◆ MATERIAL ◆
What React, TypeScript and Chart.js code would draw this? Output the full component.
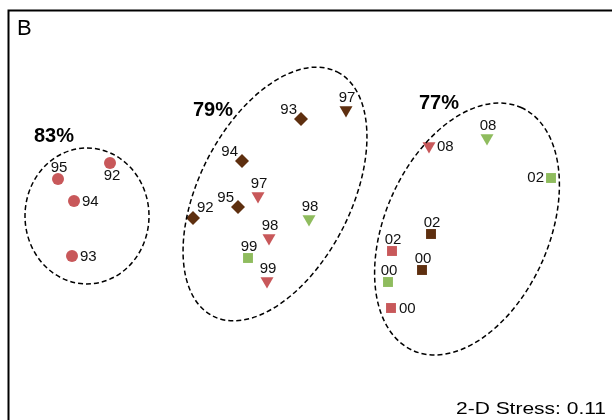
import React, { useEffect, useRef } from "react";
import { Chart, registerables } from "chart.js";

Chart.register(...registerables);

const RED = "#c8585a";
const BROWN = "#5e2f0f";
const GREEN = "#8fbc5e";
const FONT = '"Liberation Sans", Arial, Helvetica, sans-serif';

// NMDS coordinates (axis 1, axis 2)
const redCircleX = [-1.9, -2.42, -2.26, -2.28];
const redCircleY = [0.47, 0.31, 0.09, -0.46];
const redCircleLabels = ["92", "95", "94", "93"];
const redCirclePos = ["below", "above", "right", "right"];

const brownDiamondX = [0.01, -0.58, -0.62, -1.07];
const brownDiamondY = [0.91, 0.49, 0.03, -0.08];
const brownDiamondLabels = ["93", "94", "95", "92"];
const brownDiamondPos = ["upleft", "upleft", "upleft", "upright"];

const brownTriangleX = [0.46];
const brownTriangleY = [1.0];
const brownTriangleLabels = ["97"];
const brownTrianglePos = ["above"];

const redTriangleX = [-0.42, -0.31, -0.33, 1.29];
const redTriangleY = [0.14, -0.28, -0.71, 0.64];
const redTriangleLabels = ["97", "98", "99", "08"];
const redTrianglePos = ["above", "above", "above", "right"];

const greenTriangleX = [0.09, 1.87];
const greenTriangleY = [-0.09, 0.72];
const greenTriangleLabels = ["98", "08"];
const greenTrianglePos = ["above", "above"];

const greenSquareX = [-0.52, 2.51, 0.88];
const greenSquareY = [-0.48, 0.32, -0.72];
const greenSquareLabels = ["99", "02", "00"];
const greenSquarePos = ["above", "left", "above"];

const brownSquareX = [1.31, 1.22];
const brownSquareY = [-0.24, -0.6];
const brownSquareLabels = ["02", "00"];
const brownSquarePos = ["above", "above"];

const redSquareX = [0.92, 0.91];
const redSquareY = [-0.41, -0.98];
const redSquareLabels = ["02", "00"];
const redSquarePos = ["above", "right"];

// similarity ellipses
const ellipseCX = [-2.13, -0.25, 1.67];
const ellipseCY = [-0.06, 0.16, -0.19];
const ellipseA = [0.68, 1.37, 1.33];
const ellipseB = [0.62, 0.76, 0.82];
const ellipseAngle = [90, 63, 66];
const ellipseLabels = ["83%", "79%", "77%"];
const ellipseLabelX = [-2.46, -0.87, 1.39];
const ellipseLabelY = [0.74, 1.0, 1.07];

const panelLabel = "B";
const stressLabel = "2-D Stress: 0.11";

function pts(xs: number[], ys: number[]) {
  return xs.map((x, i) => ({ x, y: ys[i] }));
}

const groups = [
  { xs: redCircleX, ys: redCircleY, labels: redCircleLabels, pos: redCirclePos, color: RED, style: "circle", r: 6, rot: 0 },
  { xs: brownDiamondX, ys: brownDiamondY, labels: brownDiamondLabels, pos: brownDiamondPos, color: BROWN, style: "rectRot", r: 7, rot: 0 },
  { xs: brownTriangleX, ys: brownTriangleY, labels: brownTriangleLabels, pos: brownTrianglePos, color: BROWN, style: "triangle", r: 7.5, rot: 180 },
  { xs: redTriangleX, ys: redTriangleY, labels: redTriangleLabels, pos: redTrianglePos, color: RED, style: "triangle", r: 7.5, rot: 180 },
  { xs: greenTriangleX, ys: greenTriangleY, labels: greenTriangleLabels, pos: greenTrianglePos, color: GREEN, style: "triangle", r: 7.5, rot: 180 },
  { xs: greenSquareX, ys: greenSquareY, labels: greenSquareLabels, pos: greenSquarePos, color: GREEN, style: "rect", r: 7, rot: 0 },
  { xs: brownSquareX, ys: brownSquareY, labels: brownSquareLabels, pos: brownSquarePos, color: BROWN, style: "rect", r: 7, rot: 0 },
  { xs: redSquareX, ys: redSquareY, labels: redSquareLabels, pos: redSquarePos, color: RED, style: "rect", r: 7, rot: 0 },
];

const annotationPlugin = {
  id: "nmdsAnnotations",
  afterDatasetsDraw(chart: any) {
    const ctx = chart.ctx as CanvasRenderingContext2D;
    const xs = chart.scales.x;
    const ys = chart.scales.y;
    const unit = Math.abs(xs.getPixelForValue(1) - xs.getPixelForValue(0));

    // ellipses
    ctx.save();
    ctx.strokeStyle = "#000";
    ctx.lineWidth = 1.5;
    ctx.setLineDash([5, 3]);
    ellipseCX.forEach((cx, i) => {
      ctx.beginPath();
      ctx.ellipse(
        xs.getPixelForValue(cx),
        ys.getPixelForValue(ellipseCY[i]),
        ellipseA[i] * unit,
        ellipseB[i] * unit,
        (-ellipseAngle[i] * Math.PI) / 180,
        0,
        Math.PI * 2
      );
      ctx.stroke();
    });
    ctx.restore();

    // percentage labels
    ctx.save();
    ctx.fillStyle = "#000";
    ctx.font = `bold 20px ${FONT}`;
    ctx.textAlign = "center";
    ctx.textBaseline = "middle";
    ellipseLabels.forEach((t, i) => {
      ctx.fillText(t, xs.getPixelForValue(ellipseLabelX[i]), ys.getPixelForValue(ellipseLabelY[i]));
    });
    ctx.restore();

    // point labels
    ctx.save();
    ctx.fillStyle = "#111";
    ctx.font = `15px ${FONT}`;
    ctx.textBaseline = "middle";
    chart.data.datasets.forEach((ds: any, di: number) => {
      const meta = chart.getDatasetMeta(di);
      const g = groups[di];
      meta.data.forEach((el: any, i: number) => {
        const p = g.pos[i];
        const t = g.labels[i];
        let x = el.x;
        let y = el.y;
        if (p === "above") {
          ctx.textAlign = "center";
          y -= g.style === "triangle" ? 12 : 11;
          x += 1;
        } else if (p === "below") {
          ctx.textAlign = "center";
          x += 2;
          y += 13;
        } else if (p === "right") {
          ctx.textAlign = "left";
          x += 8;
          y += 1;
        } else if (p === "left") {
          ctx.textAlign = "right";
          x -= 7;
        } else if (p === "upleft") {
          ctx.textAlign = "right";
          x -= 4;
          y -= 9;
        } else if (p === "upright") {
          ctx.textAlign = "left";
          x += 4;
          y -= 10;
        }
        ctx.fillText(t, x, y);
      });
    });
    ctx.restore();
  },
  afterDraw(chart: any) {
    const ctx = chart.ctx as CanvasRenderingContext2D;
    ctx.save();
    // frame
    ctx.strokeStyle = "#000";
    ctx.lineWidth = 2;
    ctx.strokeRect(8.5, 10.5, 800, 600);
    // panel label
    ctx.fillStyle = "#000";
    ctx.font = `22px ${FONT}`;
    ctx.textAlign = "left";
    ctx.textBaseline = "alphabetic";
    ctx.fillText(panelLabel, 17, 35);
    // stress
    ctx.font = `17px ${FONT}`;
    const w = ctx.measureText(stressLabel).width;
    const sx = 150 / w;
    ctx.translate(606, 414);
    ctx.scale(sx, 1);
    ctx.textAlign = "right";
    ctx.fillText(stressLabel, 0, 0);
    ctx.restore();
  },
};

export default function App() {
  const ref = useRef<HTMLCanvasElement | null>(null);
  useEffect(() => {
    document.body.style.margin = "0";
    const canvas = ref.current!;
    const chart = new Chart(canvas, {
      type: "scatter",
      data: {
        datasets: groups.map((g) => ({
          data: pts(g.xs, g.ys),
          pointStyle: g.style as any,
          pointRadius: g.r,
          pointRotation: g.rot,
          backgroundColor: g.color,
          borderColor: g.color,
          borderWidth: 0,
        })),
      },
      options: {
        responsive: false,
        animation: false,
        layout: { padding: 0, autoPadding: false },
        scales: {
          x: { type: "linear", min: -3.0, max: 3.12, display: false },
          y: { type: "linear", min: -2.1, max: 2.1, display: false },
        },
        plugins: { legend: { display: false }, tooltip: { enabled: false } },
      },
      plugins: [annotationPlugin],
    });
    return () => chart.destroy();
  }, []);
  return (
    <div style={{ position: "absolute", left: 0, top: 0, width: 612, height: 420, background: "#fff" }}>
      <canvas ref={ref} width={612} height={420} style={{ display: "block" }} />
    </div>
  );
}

◆ YOUR GOAL ◆
Copy nothing but the lines from the top of the material through the line holding "Arial, Helvetica, sans-serif';", exactly as written; omit pictures.

◆ TASK OUTPUT ◆
What React, TypeScript and Chart.js code would draw this? Output the full component.
import React, { useEffect, useRef } from "react";
import { Chart, registerables } from "chart.js";

Chart.register(...registerables);

const RED = "#c8585a";
const BROWN = "#5e2f0f";
const GREEN = "#8fbc5e";
const FONT = '"Liberation Sans", Arial, Helvetica, sans-serif';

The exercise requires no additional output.